Only the lines from the start of the data through the line containing "import plotly.graph_objects as go" should be written out, exactly as they are, with both ends included and the pictures left out.

══ Supplied material ══

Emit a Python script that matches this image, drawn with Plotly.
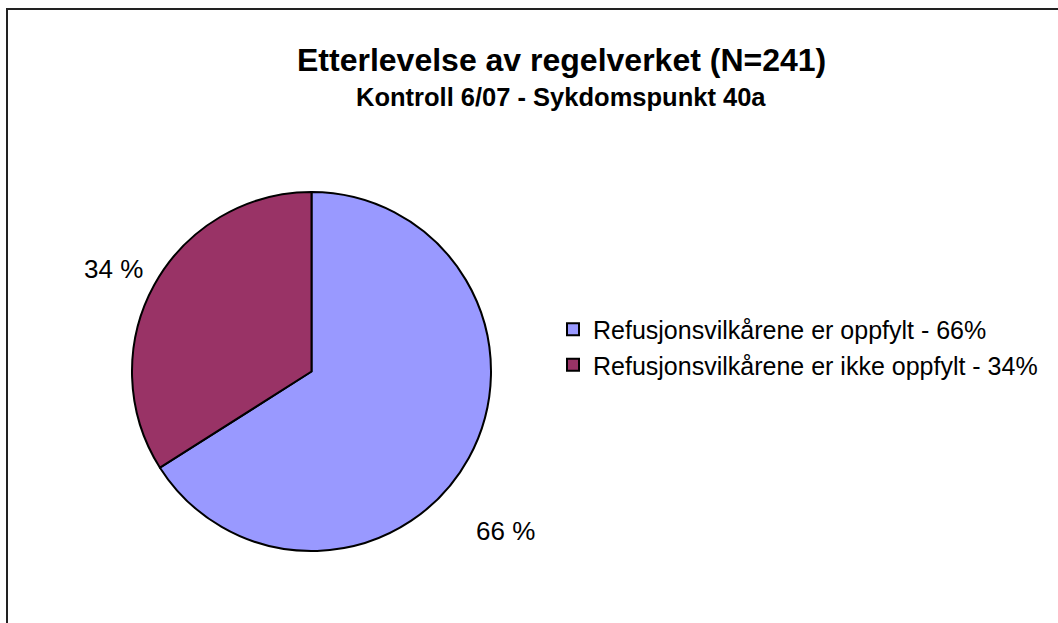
import math
import plotly.graph_objects as go

# ---- data ----
categories = ["Refusjonsvilkårene er oppfylt - 66%", "Refusjonsvilkårene er ikke oppfylt - 34%"]
values = [66, 34]
label_texts = ["66 %", "34 %"]
title_text = "Etterlevelse av regelverket (N=241)"
subtitle_text = "Kontroll 6/07 - Sykdomspunkt 40a"

# ---- style ----
W, H = 1058, 623
colors = ["#9999FF", "#993366"]
cx, cy, r = 311.5, 371.5, 179.5          # pie centre / radius in px
label_radius = [1.40, 1.24]
label_angle_shift = [10.5, -1.5]
FONT = "Liberation Sans, Arial, sans-serif"

fig = go.Figure()
fig.add_trace(go.Pie(
    labels=categories, values=values, sort=False, direction="clockwise", rotation=0,
    marker=dict(colors=colors, line=dict(color="black", width=2)),
    textinfo="none", hoverinfo="label+percent",
    domain=dict(x=[(cx - r) / W, (cx + r) / W], y=[(H - cy - r) / H, (H - cy + r) / H]),
))

# data labels placed at slice mid-angles
total = sum(values)
acc = 0
annotations = []
for i, v in enumerate(values):
    mid = (acc + v / 2) / total * 360 + label_angle_shift[i]
    acc += v
    a = math.radians(mid)
    px = cx + math.sin(a) * r * label_radius[i]
    py = cy - math.cos(a) * r * label_radius[i]
    annotations.append(dict(x=px / W, y=1 - py / H, xref="paper", yref="paper",
                            text=label_texts[i], showarrow=False,
                            font=dict(family=FONT, size=26, color="black"),
                            xanchor="center", yanchor="middle"))

annotations.append(dict(x=561 / W, y=1 - 60 / H, xref="paper", yref="paper", text="<b>" + title_text + "</b>",
                        showarrow=False, font=dict(family=FONT, size=32, color="black"),
                        xanchor="center", yanchor="middle"))
annotations.append(dict(x=561 / W, y=1 - 97 / H, xref="paper", yref="paper", text="<b>" + subtitle_text + "</b>",
                        showarrow=False, font=dict(family=FONT, size=25.5, color="black"),
                        xanchor="center", yanchor="middle"))

fig.update_layout(
    width=W, height=H,
    margin=dict(l=0, r=0, t=0, b=0),
    paper_bgcolor="white", plot_bgcolor="white",
    showlegend=True,
    legend=dict(x=553 / W, y=1 - 347 / H, xanchor="left", yanchor="middle",
                font=dict(family=FONT, size=25, color="black"),
                bgcolor="rgba(0,0,0,0)", itemclick=False),
    annotations=annotations,
    shapes=[dict(type="rect", xref="paper", yref="paper",
                 x0=7 / W, x1=1.2, y0=-0.2, y1=1 - 9 / H,
                 line=dict(color="#222222", width=2), fillcolor="rgba(0,0,0,0)")],
)

fig.write_html("out.html", config={"displayModeBar": False},
               post_script="document.body.style.margin='0';document.body.style.overflow='hidden';")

═══

▶ **Solution for this problem**
Emit a Python script that matches this image, drawn with Plotly.
import math
import plotly.graph_objects as go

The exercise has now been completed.